Ma i due fondatori superstiti non demordono e la scelta del nuovo singer cadrà su Andi Deris, proveniente dai Pink Cream 69 (band dedita ad un genere più rock’n’roll oriented), ugola notevolmente differente dal suo predecessore più ruvida e non eccessivamente acuta; sarà oggetto di critiche ferocissime soprattutto dai fans e non ,che vedevano in Kiske un punto fermo per il sound del gruppo. E’ fuori discussione che il confronto con il suo predecesore non regga, soprattutto dal vivo, ma non si può pretendere che gli Helloween suonino ancora come vent’anni fa.

Comunque non si nega il valore di dischi come Master of The Rings (che rilanciò il gruppo); Uli Kusch fu il sostituto di Ingo alla batteria, ed il nome degli Hellowen tornò di nuovo on the road.

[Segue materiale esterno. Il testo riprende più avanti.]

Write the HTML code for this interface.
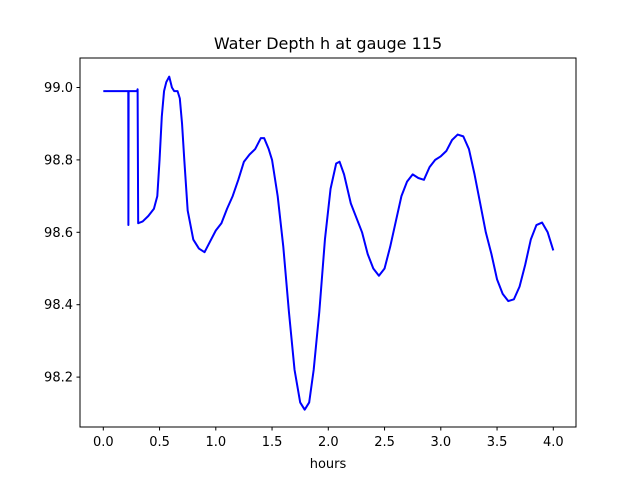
<!DOCTYPE html>
<html><head><meta charset="utf-8"><style>
body{margin:0;background:#fff}
svg{display:block;font-family:"DejaVu Sans","Liberation Sans",sans-serif}
</style></head><body>
<svg id="c" width="640" height="480">
<rect width="640" height="480" fill="#fff"/>
<text x="328" y="49" font-size="16" text-anchor="middle">Water Depth h at gauge 115</text>
<text x="328" y="468" font-size="13" text-anchor="middle">hours</text>
<g id="ticks"></g>
<path id="line" fill="none" stroke="#0000ff" stroke-width="2" stroke-linejoin="round"/>
<rect x="80" y="58" width="496" height="369" fill="none" stroke="#000" stroke-width="1"/>
</svg>
<script>
const times=[0,0.222,0.223,0.225,0.23,0.3,0.305,0.31,0.35,0.4,0.45,0.48,0.5,0.52,0.54,0.56,0.586,0.61,0.63,0.66,0.68,0.7,0.72,0.75,0.8,0.85,0.9,0.95,1.0,1.05,1.1,1.15,1.2,1.25,1.3,1.35,1.4,1.43,1.47,1.5,1.55,1.6,1.65,1.7,1.75,1.79,1.83,1.87,1.92,1.97,2.02,2.07,2.1,2.14,2.2,2.3,2.35,2.4,2.45,2.5,2.55,2.6,2.65,2.7,2.75,2.8,2.85,2.9,2.95,3.0,3.05,3.1,3.15,3.2,3.25,3.3,3.35,3.4,3.45,3.5,3.55,3.6,3.65,3.7,3.75,3.8,3.85,3.9,3.95,4.0];
const depths=[98.99,98.99,98.62,98.99,98.99,98.99,98.995,98.625,98.63,98.645,98.665,98.70,98.8,98.92,98.99,99.015,99.03,99.0,98.99,98.99,98.97,98.9,98.8,98.66,98.58,98.555,98.545,98.575,98.605,98.625,98.665,98.7,98.745,98.795,98.815,98.83,98.86,98.86,98.83,98.8,98.7,98.56,98.38,98.22,98.13,98.11,98.13,98.22,98.38,98.58,98.72,98.79,98.795,98.76,98.68,98.6,98.54,98.5,98.48,98.5,98.56,98.63,98.7,98.74,98.76,98.75,98.745,98.78,98.8,98.81,98.825,98.855,98.87,98.865,98.83,98.76,98.68,98.6,98.54,98.47,98.43,98.41,98.415,98.45,98.51,98.58,98.62,98.627,98.6,98.55];
const xTicks=[0,0.5,1,1.5,2,2.5,3,3.5,4];
const xTickLabels=["0.0","0.5","1.0","1.5","2.0","2.5","3.0","3.5","4.0"];
const yTicks=[98.2,98.4,98.6,98.8,99.0];
const yTickLabels=["98.2","98.4","98.6","98.8","99.0"];
const X=t=>103.3+t*112.5;
const Y=v=>87.5+(99.0-v)*362;
const NS="http://www.w3.org/2000/svg";
const g=document.getElementById('ticks');
function mk(tag,attrs){const e=document.createElementNS(NS,tag);for(const k in attrs)e.setAttribute(k,attrs[k]);return e;}
xTicks.forEach((t,i)=>{
  const l=mk('line',{x1:X(t),x2:X(t),y1:427,y2:430.5,stroke:'#000'});
  
  
  g.appendChild(l);
  const tx=mk('text',{x:X(t),y:446,'font-size':13,'text-anchor':'middle'});
  
  
  tx.textContent=xTickLabels[i];g.appendChild(tx);
});
yTicks.forEach((v,i)=>{
  const l=mk('line',{x1:76.5,x2:80,y1:Y(v),y2:Y(v),stroke:'#000'});
  
  
  g.appendChild(l);
  const tx=mk('text',{x:73,y:Y(v)+4.5,'font-size':13,'text-anchor':'end'});
  
  
  tx.textContent=yTickLabels[i];g.appendChild(tx);
});
document.getElementById('line').setAttribute('d',times.map((t,i)=>(i?'L':'M')+X(t).toFixed(2)+' '+Y(depths[i]).toFixed(2)).join(' '));
</script>
</body></html>
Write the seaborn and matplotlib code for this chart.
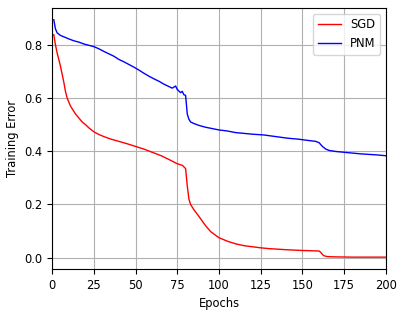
import pandas as pd
import matplotlib
matplotlib.use("Agg")
import matplotlib.pyplot as plt
import seaborn as sns

# SGD training error
sgd_epochs = [1, 2, 3, 4, 5, 6, 7, 8, 9, 10, 11, 12, 14, 16, 18, 20, 22, 25, 28, 31,
              35, 40, 45, 50, 55, 60, 65, 70, 75, 78, 80, 81, 82, 83, 85, 88, 92, 95,
              100, 105, 110, 115, 120, 125, 130, 140, 150, 155, 160, 161, 162, 163,
              165, 170, 180, 190, 200]
sgd_error = [0.838, 0.80, 0.77, 0.745, 0.72, 0.69, 0.66, 0.625, 0.60, 0.585, 0.57, 0.56,
             0.54, 0.525, 0.51, 0.50, 0.488, 0.473, 0.463, 0.455, 0.446, 0.437, 0.428,
             0.418, 0.408, 0.396, 0.384, 0.369, 0.353, 0.347, 0.335, 0.27, 0.22, 0.20,
             0.18, 0.155, 0.12, 0.098, 0.075, 0.062, 0.052, 0.045, 0.041, 0.037, 0.034,
             0.030, 0.027, 0.026, 0.025, 0.020, 0.012, 0.007, 0.004, 0.003, 0.002,
             0.002, 0.002]

# PNM training error
pnm_epochs = [1, 2, 3, 5, 7, 10, 13, 16, 19, 22, 25, 28, 31, 34, 37, 40, 43, 46, 49, 52,
              55, 58, 61, 64, 67, 70, 72, 74, 75, 77, 78, 79, 80, 81, 82, 83, 85, 88,
              92, 96, 100, 105, 110, 115, 120, 127, 134, 141, 148, 154, 158, 160, 162,
              164, 166, 170, 175, 180, 185, 190, 195, 200]
pnm_error = [0.894, 0.86, 0.845, 0.835, 0.83, 0.822, 0.815, 0.81, 0.803, 0.798, 0.793,
             0.785, 0.775, 0.766, 0.757, 0.745, 0.736, 0.726, 0.716, 0.705, 0.693, 0.682,
             0.672, 0.663, 0.652, 0.643, 0.637, 0.645, 0.632, 0.62, 0.625, 0.612, 0.61,
             0.54, 0.52, 0.51, 0.504, 0.497, 0.49, 0.485, 0.48, 0.476, 0.47, 0.467,
             0.464, 0.461, 0.455, 0.449, 0.445, 0.44, 0.437, 0.432, 0.418, 0.408, 0.403,
             0.399, 0.396, 0.393, 0.39, 0.388, 0.386, 0.383]

sgd = pd.DataFrame({'epoch': sgd_epochs, 'error': sgd_error})
pnm = pd.DataFrame({'epoch': pnm_epochs, 'error': pnm_error})

plt.rcParams['font.family'] = ['DejaVu Sans']
plt.rcParams['font.size'] = 8.3

fig = plt.figure(figsize=(4.07, 3.15), dpi=100)
ax = fig.add_axes([0.128, 0.146, 0.82, 0.829])

sns.lineplot(x='epoch', y='error', data=sgd, color='red', linewidth=1, label='SGD', ax=ax)
sns.lineplot(x='epoch', y='error', data=pnm, color='blue', linewidth=1, label='PNM', ax=ax)

ax.set_xlim(0, 200)
ax.set_xticks([0, 25, 50, 75, 100, 125, 150, 175, 200])
ax.set_yticks([0.0, 0.2, 0.4, 0.6, 0.8])
ax.set_xlabel('Epochs')
ax.set_ylabel('Training Error')
ax.grid(True, color='#b0b0b0', linewidth=0.8)
for s in ax.spines.values():
    s.set_color('black')
    s.set_linewidth(0.8)
ax.legend(loc='upper right')

fig.savefig('out.png', dpi=100)
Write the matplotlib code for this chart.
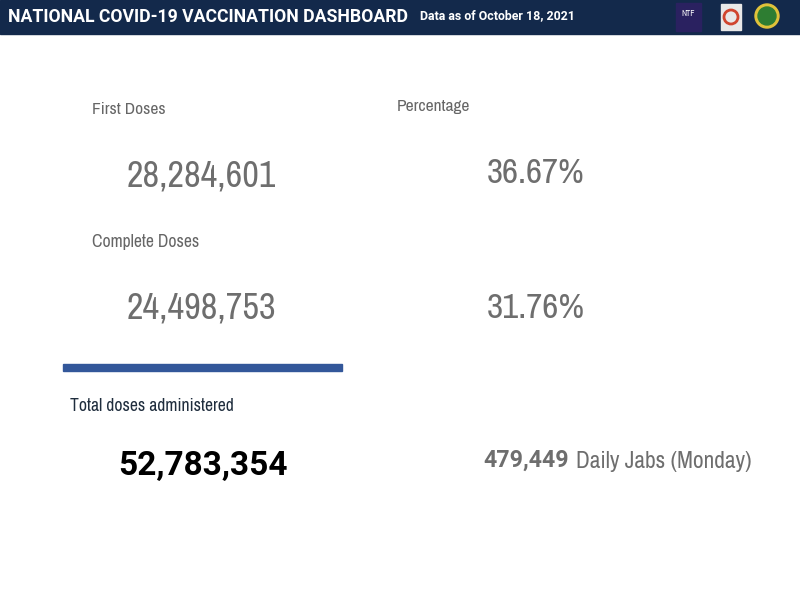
import matplotlib
matplotlib.use("Agg")
import matplotlib.pyplot as plt
from matplotlib.patches import Rectangle, Circle
from matplotlib import font_manager

# dashboard values
title = "NATIONAL COVID-19 VACCINATION DASHBOARD"
date_note = "Data as of October 18, 2021"
dose_labels = ["First Doses", "Complete Doses"]
dose_counts = [28284601, 24498753]
dose_pcts = [36.67, 31.76]
pct_label = "Percentage"
total_label = "Total doses administered"
total_doses = 52783354
daily_jabs = 479449
daily_label = "Daily Jabs (Monday)"

# prefer a narrow face if one is installed
narrow = None
for f in font_manager.fontManager.ttflist:
    if "Narrow" in f.name or "Condensed" in f.name:
        narrow = f.name
        break
family = [narrow, "Roboto", "DejaVu Sans"] if narrow else ["Roboto", "DejaVu Sans"]
plt.rcParams['font.family'] = family
bold_family = ["Roboto", "DejaVu Sans"]

fig = plt.figure(figsize=(8, 6), dpi=100)
ax = fig.add_axes([0, 0, 1, 1])
ax.set_xlim(0, 800)
ax.set_ylim(600, 0)
ax.axis("off")
fig.canvas.draw()
renderer = fig.canvas.get_renderer()


def fit_text(s, x0, x1, y, size=20, bold=False, **kw):
    # draw text starting at x0 and scale its size so it ends near x1
    if bold:
        kw.update(fontweight="bold", family=bold_family)
    t = ax.text(x0, y, s, fontsize=size, va="center", ha="left", **kw)
    w = t.get_window_extent(renderer).width
    t.set_fontsize(size * (x1 - x0) / w)
    return t


# header band
ax.add_patch(Rectangle((0, 0), 800, 34, color="#13294b"))
fit_text(title, 8, 408, 17, color="white", bold=True)
fit_text(date_note, 420, 575, 16, color="white", bold=True)

# logos (simple stand-ins)
ax.add_patch(Rectangle((676, 3), 25, 28, color="#2a2160"))
ax.text(688.5, 14, "NTF", color="white", fontsize=6, fontweight="bold", ha="center", va="center")
ax.add_patch(Rectangle((721, 4), 20, 26, color="#e8e8e8"))
ax.add_patch(Circle((731, 17), 7, fill=False, ec="#d0452e", lw=2))
ax.add_patch(Circle((767, 16), 12, color="#e0c23a"))
ax.add_patch(Circle((767, 16), 9, color="#2e7d32"))

grey = "#6e6e6e"
label_grey = "#666666"
rows = [(110, 176, 165), (242, 308, 199)]
for (ly, vy, lx1), lab, cnt, pct in zip(rows, dose_labels, dose_counts, dose_pcts):
    fit_text(lab, 92, lx1, ly, color=label_grey)
    fit_text(f"{cnt:,}", 127, 276, vy, color=grey)
    fit_text(f"{pct:.2f}%", 487, 585, vy - (3 if ly == 110 else 0), color=grey)

fit_text(pct_label, 397, 470, 107, color=label_grey)

# divider bar
ax.add_patch(Rectangle((63, 364), 279, 7, color="#33579a"))

fit_text(total_label, 70, 233, 406, color="#1f2d3d")
fit_text(f"{total_doses:,}", 118, 287, 466, color="black", bold=True)

fit_text(f"{daily_jabs:,}", 483, 568, 460, color=grey, bold=True)
fit_text(daily_label, 576, 752, 462, color=grey)

fig.savefig("out.png", dpi=100, facecolor="white")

Il sucessivo The Time of the Oath fu un successo, mentre il successivo Better than Raw registrò un leggero calo (pur non essendo un brutto disco): Sole Surivor, I Can, Power ed altri brani del periodo trovano spazio nella raccolta, sino ad arrivare all’ultimo The Dark Ride, con un suono molto più cupo e grezzo rispetto a quanto proposto sinora dal gruppo.

In definitiva una raccolta ideale per chi ancora non conosce la band (penso pochi) e per tirare le somme su una band che ha segnato il mondo del metal.

Naturalmente una raccolta non aggiunge nulla di nuovo al repertorio del gruppo, aspettiamo con ansia l’uscita di un nuovo platter targato Helloween.

Consigliata solo a chi vuole avere tutto del gruppo.